# My face is small ..what should i do to make it big than others?



## rotis

*My face is like small monkey..what should i do to make it big than others?*

:bored:


----------



## skycloud86

How do you mean by "small"? Perhaps you could style your hair so that more of your forehead shows, and perhaps grow a beard (if this is possible), because that could make your face look bigger I suppose.


----------



## BryterLayter

you could grow your hair out around your face, i don't just throwing something out there


----------



## danicx

That is a strange thing to say. Your face looks normal-sized. I think you'd look good with short hair (smaller hair: more prominent face) and also a chin beard, or some sort of facial hair to bring out your jawline.


----------



## Tophat182

No I can see what he's trying to say. God I had a lot of racist thoughts come up :frustrating:
A beard would help make your face look bigger.


----------



## fafyrd

Smile more.


----------



## BlissfulDreams

fafyrd said:


> Smile more.


I think that's a cultural thing. I think the OP is Indian, if I am not mistaken. My best friend is also Indian and her relatives who live in India and grew up there hate smiling in photos. Her dad is the same way. I'm sure the OP smiles more in real life and the photo may not accurately represent the way he presents himself in everyday interactions with others.

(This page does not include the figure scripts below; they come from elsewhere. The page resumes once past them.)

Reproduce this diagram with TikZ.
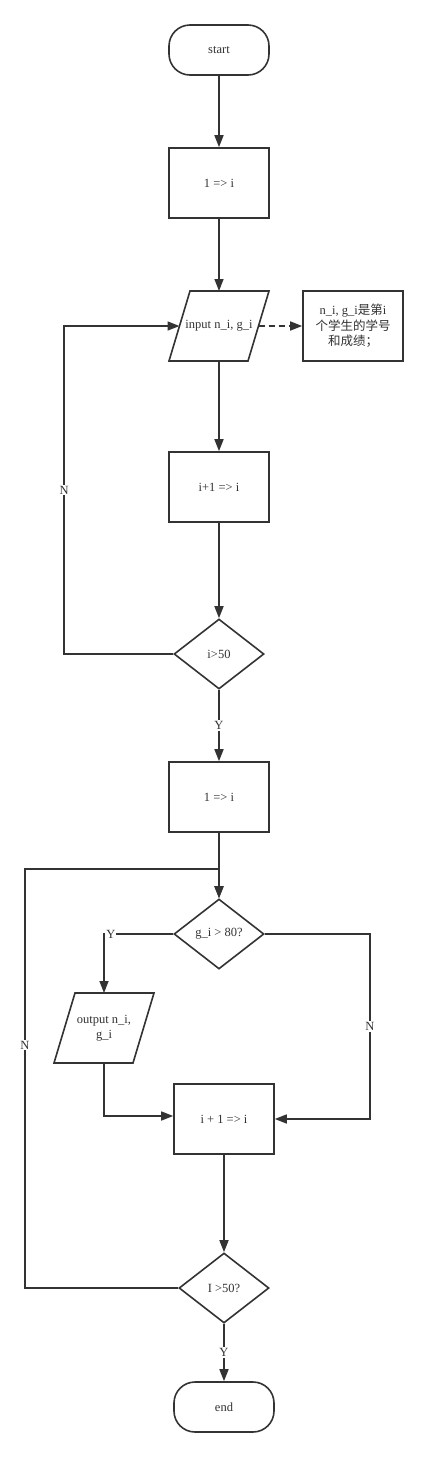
\documentclass[tikz,border=0pt]{standalone}
\usepackage{fontspec}
\setmainfont{Liberation Serif}
\newfontfamily\cjk{Noto Sans CJK SC}
\usetikzlibrary{shapes.geometric,arrows.meta}
\definecolor{linec}{HTML}{333333}
\tikzset{
  base/.style={draw=linec, line width=1.6pt, text=linec, font=\fontsize{12.5}{15.5}\selectfont, inner sep=2pt},
  term/.style={base, rectangle, rounded corners=21pt, minimum width=100pt, minimum height=50pt},
  proc/.style={base, rectangle, minimum width=100pt, minimum height=70pt},
  iotext/.style={base, draw=none, rectangle, outer sep=0pt, minimum width=79pt, minimum height=70pt, align=center},
  cond/.style={base, diamond, minimum width=90pt, minimum height=70pt, inner sep=0pt},
  flow/.style={draw=linec, line width=1.6pt, -{Triangle[length=12pt,width=9pt]}},
  lbl/.style={fill=white, text=linec, font=\fontsize{12.5}{15}\selectfont, inner sep=1pt},
}
% parallelogram round a text node
\newcommand\ioframe[1]{\draw[draw=linec, line width=1.6pt, line join=miter]
  ([xshift=-10.5pt]#1.south west) -- ([xshift=10.5pt]#1.north west) --
  ([xshift=10.5pt]#1.north east) -- ([xshift=-10.5pt]#1.south east) -- cycle;}
\begin{document}
\begin{tikzpicture}[x=1pt,y=-1pt]
\useasboundingbox[fill=white] (0,0) rectangle (428,1457);
% first loop: read the data
\node[term] (start) at (219,50) {start};
\node[proc] (init) at (219,183) {1 => i};
\node[iotext] (inp) at (219,326) {input n\_i, g\_i};
\ioframe{inp}
\node[proc, align=center] (note) at (353,326) {n\_i, g\_i{\cjk 是第}i\\{\cjk 个学生的学号}\\{\cjk 和成绩；}};
\node[proc] (incr) at (219,487) {i+1 => i};
\node[cond] (test) at (219,654) {i>50};
% second loop: print the good ones
\node[proc] (init2) at (219,797) {1 => i};
\node[cond] (cmp) at (219,934) {g\_i > 80?};
\node[iotext] (out) at (104,1028) {output n\_i,\\g\_i};
\ioframe{out}
\node[proc] (step) at (224,1119) {i + 1 => i};
\node[cond] (last) at (224,1288) {I >50?};
\node[term] (end) at (224,1407) {end};

\draw[flow] (start) -- (init);
\draw[flow] (init) -- (inp);
\draw[flow, dash pattern=on 6pt off 4pt] (inp) -- (note);
\draw[flow] (inp) -- (incr);
\draw[flow] (incr) -- (test);
\draw[flow] (test.west) -- ++(-109,0) |- node[lbl,pos=0.25]{N} (inp.west);
\draw[flow] (test) -- node[lbl]{Y} (init2);
\draw[flow] (init2) -- (cmp);
\draw[flow] (cmp.west) -| node[lbl,pos=0.45]{Y} (out.north);
\draw[flow] (cmp.east) -- ++(105,0) |- node[lbl,pos=0.25]{N} (step.east);
\draw[flow] (out.south) |- ([yshift=3pt]step.west);
\draw[flow] (step) -- (last);
\draw[flow] (last.west) -| node[lbl,pos=0.79]{N} (25,869) -| (cmp.north);
\draw[flow] (last) -- node[lbl]{Y} (end);
\end{tikzpicture}
\end{document}
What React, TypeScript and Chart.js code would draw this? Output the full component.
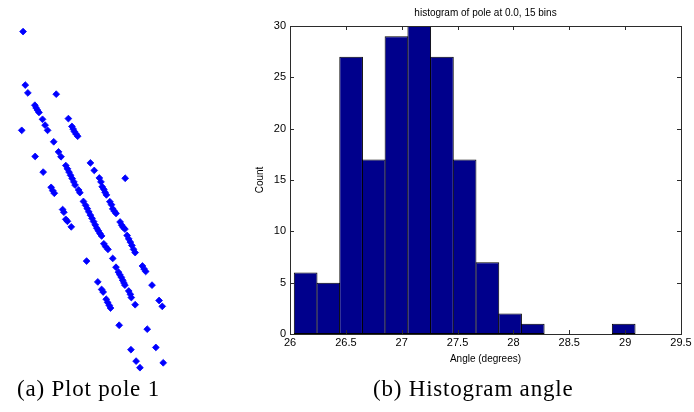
import React, { useEffect, useRef } from "react";
import { Chart, registerables } from "chart.js";

Chart.register(...registerables);

// ---- Left panel: "Plot pole 1" scatter (x, y) ----
const polePoints: [number, number][] = [
  [19.7, 28],
  [22, 82.7], [24.7, 90.7], [54.3, 92],
  [32, 103.3], [33.3, 106], [34.7, 108.3], [36.3, 110.7],
  [40, 117.7], [42.7, 123.7], [45.3, 129], [18.3, 129],
  [67, 117], [70.7, 125], [72, 127.7], [73.3, 130.3], [75, 132.7], [76.7, 135],
  [51.7, 140.7], [56.7, 151], [59.3, 156], [32.3, 155.7], [40.7, 171.7],
  [64.3, 165], [66, 168.3], [67.7, 171.7], [69.3, 175], [71, 178.3], [72.7, 181.7], [74, 185],
  [77.7, 190], [79, 192.7],
  [49, 187.3], [50.7, 190.7], [52.3, 193.3],
  [90, 162.3], [94, 170], [99.3, 177.7], [101, 181.7],
  [102.3, 186.7], [104, 189.3], [105.3, 192.3], [106.7, 195],
  [126.3, 178],
  [110.3, 202], [112, 205], [113.3, 209.3], [115, 211.7], [116.7, 214],
  [82.7, 201.7], [85, 205.7], [86.7, 209], [88.3, 212.3], [90, 215.7], [91.7, 219],
  [93.3, 222.3], [95, 225.7], [96.7, 229], [98.3, 231.7], [100, 234.5], [101.7, 237],
  [61, 210], [62.3, 212.7], [64.3, 220], [66, 222], [70, 227.7],
  [121, 222.7], [122.7, 226], [124.3, 228.3], [126, 230],
  [128.3, 236.5], [130, 240], [131.7, 243.3], [133.3, 246.7], [135, 250.7], [136.7, 254],
  [104, 245], [106, 248], [108.3, 250.7],
  [86, 262.7], [113.3, 260],
  [116.7, 269], [119.3, 274], [120.7, 276.7], [122.3, 279.3], [123.7, 282.3], [125, 285], [126, 287.3],
  [144.3, 267.7], [146, 270.7], [147.7, 273.3], [154.3, 287.3],
  [97.7, 284], [101.7, 291.7], [103.3, 294.3],
  [130, 293.3], [131.7, 296.7], [132.7, 300],
  [106.5, 301.7], [108, 305], [109.7, 308], [111, 310.7],
  [136.7, 307.3], [161.7, 303], [165, 309],
  [120, 328.3], [149.3, 332.3],
  [132.3, 353.3], [158.3, 351], [137.7, 365], [141.7, 371.7], [166, 366.7],
];

// ---- Right panel: histogram ----
const histTitle = "histogram of pole at 0.0, 15 bins";
const binCenters = [
  26.14, 26.343, 26.547, 26.75, 26.953, 27.157, 27.36, 27.563,
  27.767, 27.97, 28.173, 28.377, 28.58, 28.783, 28.987,
];
const binCounts = [6, 5, 27, 17, 29, 30, 27, 17, 7, 2, 1, 0, 0, 0, 1];
const xTicks = [26, 26.5, 27, 27.5, 28, 28.5, 29, 29.5];
const yTicks = [0, 5, 10, 15, 20, 25, 30];

const SANS = "'Liberation Sans', Arial, sans-serif";

const matlabAxes = {
  id: "matlabAxes",
  afterDatasetsDraw(chart: any) {
    const { ctx, chartArea: a, scales } = chart;
    const L = Math.round(a.left), R = Math.round(a.right);
    const T = Math.round(a.top), B = Math.round(a.bottom);
    ctx.save();
    ctx.strokeStyle = "#2b2b2b";
    ctx.lineWidth = 1;
    ctx.strokeRect(L + 0.5, T + 0.5, R - L, B - T);
    const len = 4;
    ctx.beginPath();
    for (const t of scales.x.ticks) {
      if (t.value === xTicks[0] || t.value === xTicks[xTicks.length - 1]) continue;
      const px = Math.round(scales.x.getPixelForValue(t.value)) + 0.5;
      ctx.moveTo(px, B);
      ctx.lineTo(px, B - len);
      ctx.moveTo(px, T);
      ctx.lineTo(px, T + len);
    }
    for (const t of scales.y.ticks) {
      if (t.value === yTicks[0] || t.value === yTicks[yTicks.length - 1]) continue;
      const py = Math.round(scales.y.getPixelForValue(t.value)) + 0.5;
      ctx.moveTo(L, py);
      ctx.lineTo(L + len, py);
      ctx.moveTo(R, py);
      ctx.lineTo(R - len, py);
    }
    ctx.stroke();
    ctx.restore();
  },
};

function ScatterPanel() {
  const ref = useRef<HTMLCanvasElement>(null);
  useEffect(() => {
    const chart = new Chart(ref.current!, {
      type: "scatter",
      data: {
        datasets: [
          {
            data: polePoints.map(([x, y]) => ({ x, y })),
            pointStyle: "rectRot",
            pointRadius: 3.4,
            pointHoverRadius: 3.4,
            backgroundColor: "#0000FF",
            borderColor: "#0000FF",
            borderWidth: 0.8,
            clip: false as any,
          },
        ],
      },
      options: {
        responsive: false,
        animation: false,
        devicePixelRatio: 1,
        events: [],
        layout: { padding: 0 },
        plugins: { legend: { display: false }, tooltip: { enabled: false } },
        scales: {
          x: { type: "linear", display: false, min: 0, max: 200 },
          y: { type: "linear", display: false, min: 0, max: 380, reverse: true },
        },
      },
    });
    return () => chart.destroy();
  }, []);
  return (
    <canvas
      ref={ref}
      width={200}
      height={380}
      style={{ position: "absolute", left: 0, top: 0, width: 200, height: 380 }}
    />
  );
}

function HistogramPanel() {
  const ref = useRef<HTMLCanvasElement>(null);
  useEffect(() => {
    const chart = new Chart(ref.current!, {
      type: "bar",
      data: {
        datasets: [
          {
            data: binCenters.map((x, i) => ({ x, y: binCounts[i] })),
            backgroundColor: "#00008C",
            borderColor: "#000000",
            borderWidth: 1,
            borderSkipped: false,
            barPercentage: 1.044,
            categoryPercentage: 1,
          } as any,
        ],
      },
      options: {
        responsive: false,
        animation: false,
        devicePixelRatio: 1,
        events: [],
        layout: { padding: { left: 0, right: 13, top: 0, bottom: 0 } },
        plugins: {
          legend: { display: false },
          tooltip: { enabled: false },
          title: {
            display: true,
            text: histTitle,
            fullSize: false,
            color: "#000",
            font: { family: SANS, size: 10, weight: "normal" },
            padding: { top: 7, bottom: 7 },
          },
        },
        scales: {
          x: {
            type: "linear",
            min: 26,
            max: 29.5,
            offset: false,
            grid: { display: false, drawTicks: false },
            border: { display: false },
            afterBuildTicks: (s: any) => {
              s.ticks = xTicks.map((v) => ({ value: v }));
            },
            afterFit: (s: any) => {
              s.height = 46;
              s.paddingLeft = 0;
              s.paddingRight = 0;
            },
            ticks: {
              color: "#000",
              padding: 2,
              maxRotation: 0,
              autoSkip: false,
              font: { family: SANS, size: 11 },
              callback: (v: any) => String(v),
            },
            title: {
              display: true,
              text: "Angle (degrees)",
              color: "#000",
              font: { family: SANS, size: 10 },
              padding: { top: 0, bottom: 15 },
            },
          },
          y: {
            type: "linear",
            min: 0,
            max: 30,
            grid: { display: false, drawTicks: false },
            border: { display: false },
            afterBuildTicks: (s: any) => {
              s.ticks = yTicks.map((v) => ({ value: v }));
            },
            afterFit: (s: any) => {
              s.width = 70;
              s.paddingTop = 0;
              s.paddingBottom = 0;
            },
            ticks: {
              color: "#000",
              padding: 4,
              autoSkip: false,
              font: { family: SANS, size: 11 },
              callback: (v: any) => String(v),
            },
            title: {
              display: true,
              text: "Count",
              color: "#000",
              font: { family: SANS, size: 10 },
              padding: { top: 34, bottom: 0 },
            },
          },
        },
      },
      plugins: [matlabAxes],
    });
    return () => chart.destroy();
  }, []);
  return (
    <canvas
      ref={ref}
      width={474}
      height={380}
      style={{ position: "absolute", left: 220, top: 0, width: 474, height: 380 }}
    />
  );
}

const captionStyle: React.CSSProperties = {
  position: "absolute",
  top: 378,
  fontFamily: "'Liberation Serif', 'Times New Roman', serif",
  fontSize: 23,
  lineHeight: "22px",
  letterSpacing: "0.8px",
  whiteSpace: "nowrap",
  color: "#000",
};

export default function App() {
  return (
    <div
      style={{
        position: "absolute",
        left: 0,
        top: 0,
        width: 694,
        height: 412,
        background: "#fff",
        overflow: "hidden",
      }}
    >
      <ScatterPanel />
      <HistogramPanel />
      <div style={{ ...captionStyle, left: 17 }}>(a) Plot pole 1</div>
      <div style={{ ...captionStyle, left: 373 }}>(b) Histogram angle</div>
    </div>
  );
}
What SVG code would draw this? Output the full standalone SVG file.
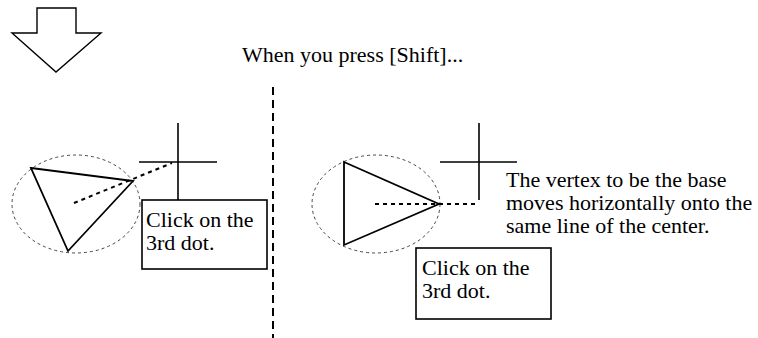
<svg xmlns="http://www.w3.org/2000/svg" width="758" height="338" viewBox="0 0 758 338">
<style>
text{font-family:"Liberation Serif","Times New Roman",serif;font-size:22px;fill:#000}
.sh{fill:none;stroke:#000;stroke-width:1.8}
.ell{fill:none;stroke:#444;stroke-width:1;stroke-dasharray:3 3}
.dot{fill:none;stroke:#000;stroke-width:2;stroke-dasharray:4 4}
.cross{fill:none;stroke:#000;stroke-width:1.6}
.box{fill:#fff;stroke:#000;stroke-width:1.6}
</style>
<rect width="758" height="338" fill="#fff"/>
<g id="arrow">
<polygon points="37,8 76,8 76,33 101,33 56,72 12,33 37,33" fill="#fff" stroke="#000" stroke-width="1.4"/>
</g>
<g id="title"><text x="242" y="62">When you press [Shift]...</text></g>
<g id="divider">
<line x1="273" y1="87" x2="273" y2="338" stroke="#000" stroke-width="2" stroke-dasharray="8 5"/>
</g>
<g id="left-figure">
<ellipse class="ell" cx="76" cy="204" rx="64" ry="49"/>
<polygon class="sh" points="31,168 133,181 68,251"/>
<line class="dot" x1="74" y1="203" x2="172" y2="163"/>
<line class="cross" x1="139" y1="162" x2="217" y2="162"/>
<line class="cross" x1="178" y1="123" x2="178" y2="200"/>
</g>
<g id="left-box">
<rect class="box" x="142" y="200" width="125" height="69"/>
<text x="146" y="227">Click on the</text>
<text x="146" y="250">3rd dot.</text>
</g>
<g id="right-figure">
<ellipse class="ell" cx="376" cy="204" rx="64" ry="49"/>
<polygon class="sh" points="344,162 439,204 344,245"/>
<line class="dot" x1="375" y1="204" x2="479" y2="204"/>
<line class="cross" x1="440" y1="162" x2="517" y2="162"/>
<line class="cross" x1="479" y1="123" x2="479" y2="200"/>
</g>
<g id="right-note">
<text x="506" y="187">The vertex to be the base</text>
<text x="506" y="210">moves horizontally onto the</text>
<text x="506" y="233">same line of the center.</text>
</g>
<g id="right-box">
<rect class="box" x="416" y="248" width="135" height="71"/>
<text x="422" y="275">Click on the</text>
<text x="422" y="298">3rd dot.</text>
</g>
</svg>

But I agree with you fafyrd. He should smile more. Smiling will make you seem more energetic and lively, Rotis. You may also want to look into getting a new hairstyle and even a beard, as the others have suggested.


----------



## 0 1 1 2 3 5 8 13 21 34

I hate smileing in photos too. Its so fake. Why not try and capture how a person really is than create a lie that everyone is happy all the time.


----------



## rotis

AvaAdore said:


> you could grow your hair out around your face, i don't just throwing something out there


no no beard dont suit me

My Wife Divorced me because of my Small face 

here is our Wedding pic










she has big face than me

we are not talking with each other since 2 years because of this

please help me


----------



## BlissfulDreams

She divorced you because you have a small face? That is such a shallow reason to divorce someone else and it makes her sound incredibly immature. You deserve someone better than her.


----------



## 0 1 1 2 3 5 8 13 21 34

Well it must be some sort of cultural thing, so you could immigrate to somewhere where no one cares about the size of your face. This is the first time I've ever heard of such a thing as having too small a face...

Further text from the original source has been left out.